---------- DATA EXCERPT

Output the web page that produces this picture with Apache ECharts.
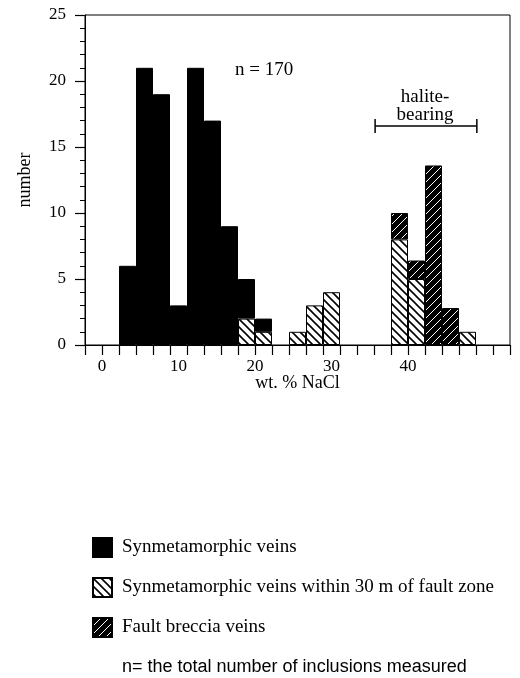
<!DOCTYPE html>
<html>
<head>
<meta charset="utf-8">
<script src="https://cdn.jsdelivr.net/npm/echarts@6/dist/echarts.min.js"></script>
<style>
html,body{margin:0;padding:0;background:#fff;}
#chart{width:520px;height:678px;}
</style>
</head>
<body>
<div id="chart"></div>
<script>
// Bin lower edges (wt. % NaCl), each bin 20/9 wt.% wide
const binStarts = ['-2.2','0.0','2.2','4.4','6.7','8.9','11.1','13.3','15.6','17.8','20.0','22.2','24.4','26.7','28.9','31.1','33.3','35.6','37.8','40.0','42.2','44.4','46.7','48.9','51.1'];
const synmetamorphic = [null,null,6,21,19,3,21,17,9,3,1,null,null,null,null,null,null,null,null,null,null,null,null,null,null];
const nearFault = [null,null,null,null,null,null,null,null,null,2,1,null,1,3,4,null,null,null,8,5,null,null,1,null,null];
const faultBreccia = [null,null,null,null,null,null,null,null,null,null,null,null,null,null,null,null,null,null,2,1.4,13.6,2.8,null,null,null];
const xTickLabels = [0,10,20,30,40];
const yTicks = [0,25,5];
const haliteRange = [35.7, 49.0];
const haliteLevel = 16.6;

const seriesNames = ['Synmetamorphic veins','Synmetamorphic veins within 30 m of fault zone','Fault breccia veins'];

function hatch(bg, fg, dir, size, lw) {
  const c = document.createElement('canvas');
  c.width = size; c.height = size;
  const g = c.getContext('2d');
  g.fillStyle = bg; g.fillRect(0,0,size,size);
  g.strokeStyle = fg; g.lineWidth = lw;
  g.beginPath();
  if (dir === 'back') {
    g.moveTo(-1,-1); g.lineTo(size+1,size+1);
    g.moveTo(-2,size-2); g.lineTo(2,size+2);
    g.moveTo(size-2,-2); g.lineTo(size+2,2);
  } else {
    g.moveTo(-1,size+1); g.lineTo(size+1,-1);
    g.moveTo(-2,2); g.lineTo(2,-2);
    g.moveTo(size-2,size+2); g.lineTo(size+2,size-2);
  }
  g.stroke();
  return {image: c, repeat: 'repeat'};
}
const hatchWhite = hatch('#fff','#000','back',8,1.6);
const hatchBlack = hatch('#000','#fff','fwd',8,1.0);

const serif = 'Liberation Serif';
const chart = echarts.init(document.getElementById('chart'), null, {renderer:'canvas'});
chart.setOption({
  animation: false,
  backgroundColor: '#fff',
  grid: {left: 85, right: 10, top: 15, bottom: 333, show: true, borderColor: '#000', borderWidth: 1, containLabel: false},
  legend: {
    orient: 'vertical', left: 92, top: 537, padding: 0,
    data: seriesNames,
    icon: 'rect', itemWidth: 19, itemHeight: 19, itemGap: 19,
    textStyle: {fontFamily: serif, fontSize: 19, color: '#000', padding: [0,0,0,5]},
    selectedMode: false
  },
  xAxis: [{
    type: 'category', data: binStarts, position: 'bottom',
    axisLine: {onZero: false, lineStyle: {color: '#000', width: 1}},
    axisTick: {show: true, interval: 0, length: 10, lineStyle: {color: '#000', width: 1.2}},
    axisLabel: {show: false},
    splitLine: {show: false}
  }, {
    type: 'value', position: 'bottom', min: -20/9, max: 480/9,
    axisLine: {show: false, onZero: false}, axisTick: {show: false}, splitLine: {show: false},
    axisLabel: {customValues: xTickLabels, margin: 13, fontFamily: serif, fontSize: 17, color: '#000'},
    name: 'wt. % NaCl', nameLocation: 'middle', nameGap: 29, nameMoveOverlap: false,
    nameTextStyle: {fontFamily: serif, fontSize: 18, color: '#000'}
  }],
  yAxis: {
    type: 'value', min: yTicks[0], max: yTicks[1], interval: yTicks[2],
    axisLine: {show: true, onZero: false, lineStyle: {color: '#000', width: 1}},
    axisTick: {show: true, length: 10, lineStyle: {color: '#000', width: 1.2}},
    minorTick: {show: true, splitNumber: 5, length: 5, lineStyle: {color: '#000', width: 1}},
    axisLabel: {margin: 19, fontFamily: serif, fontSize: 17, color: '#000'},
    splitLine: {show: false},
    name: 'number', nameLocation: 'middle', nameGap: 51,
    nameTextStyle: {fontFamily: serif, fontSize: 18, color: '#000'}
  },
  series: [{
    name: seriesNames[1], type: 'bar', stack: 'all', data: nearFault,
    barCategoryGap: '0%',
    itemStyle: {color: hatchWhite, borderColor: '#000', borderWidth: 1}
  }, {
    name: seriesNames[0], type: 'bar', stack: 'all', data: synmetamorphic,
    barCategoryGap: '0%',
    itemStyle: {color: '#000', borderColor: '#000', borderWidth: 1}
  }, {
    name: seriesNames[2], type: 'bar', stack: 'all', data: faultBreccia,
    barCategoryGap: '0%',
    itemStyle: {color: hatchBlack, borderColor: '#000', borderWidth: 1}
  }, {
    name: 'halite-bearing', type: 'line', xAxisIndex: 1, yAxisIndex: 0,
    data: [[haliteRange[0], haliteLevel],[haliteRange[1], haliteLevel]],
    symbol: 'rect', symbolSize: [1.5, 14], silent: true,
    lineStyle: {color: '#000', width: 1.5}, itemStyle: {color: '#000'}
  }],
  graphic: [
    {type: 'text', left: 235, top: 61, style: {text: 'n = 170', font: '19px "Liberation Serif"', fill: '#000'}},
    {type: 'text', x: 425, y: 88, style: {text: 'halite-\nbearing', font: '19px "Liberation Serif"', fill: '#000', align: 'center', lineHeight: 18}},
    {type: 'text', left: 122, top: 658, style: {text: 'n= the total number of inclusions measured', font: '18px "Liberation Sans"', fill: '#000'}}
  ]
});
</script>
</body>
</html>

--------------------

Write out again, exactly, the lines from the start of the listing up to the line containing "const seriesNames = ['Synmetamorphic", with both ends and without pictures.

## TASK OUTPUT
Output the web page that produces this picture with Apache ECharts.
<!DOCTYPE html>
<html>
<head>
<meta charset="utf-8">
<script src="https://cdn.jsdelivr.net/npm/echarts@6/dist/echarts.min.js"></script>
<style>
html,body{margin:0;padding:0;background:#fff;}
#chart{width:520px;height:678px;}
</style>
</head>
<body>
<div id="chart"></div>
<script>
// Bin lower edges (wt. % NaCl), each bin 20/9 wt.% wide
const binStarts = ['-2.2','0.0','2.2','4.4','6.7','8.9','11.1','13.3','15.6','17.8','20.0','22.2','24.4','26.7','28.9','31.1','33.3','35.6','37.8','40.0','42.2','44.4','46.7','48.9','51.1'];
const synmetamorphic = [null,null,6,21,19,3,21,17,9,3,1,null,null,null,null,null,null,null,null,null,null,null,null,null,null];
const nearFault = [null,null,null,null,null,null,null,null,null,2,1,null,1,3,4,null,null,null,8,5,null,null,1,null,null];
const faultBreccia = [null,null,null,null,null,null,null,null,null,null,null,null,null,null,null,null,null,null,2,1.4,13.6,2.8,null,null,null];
const xTickLabels = [0,10,20,30,40];
const yTicks = [0,25,5];
const haliteRange = [35.7, 49.0];
const haliteLevel = 16.6;

const seriesNames = ['Synmetamorphic veins','Synmetamorphic veins within 30 m of fault zone','Fault breccia veins'];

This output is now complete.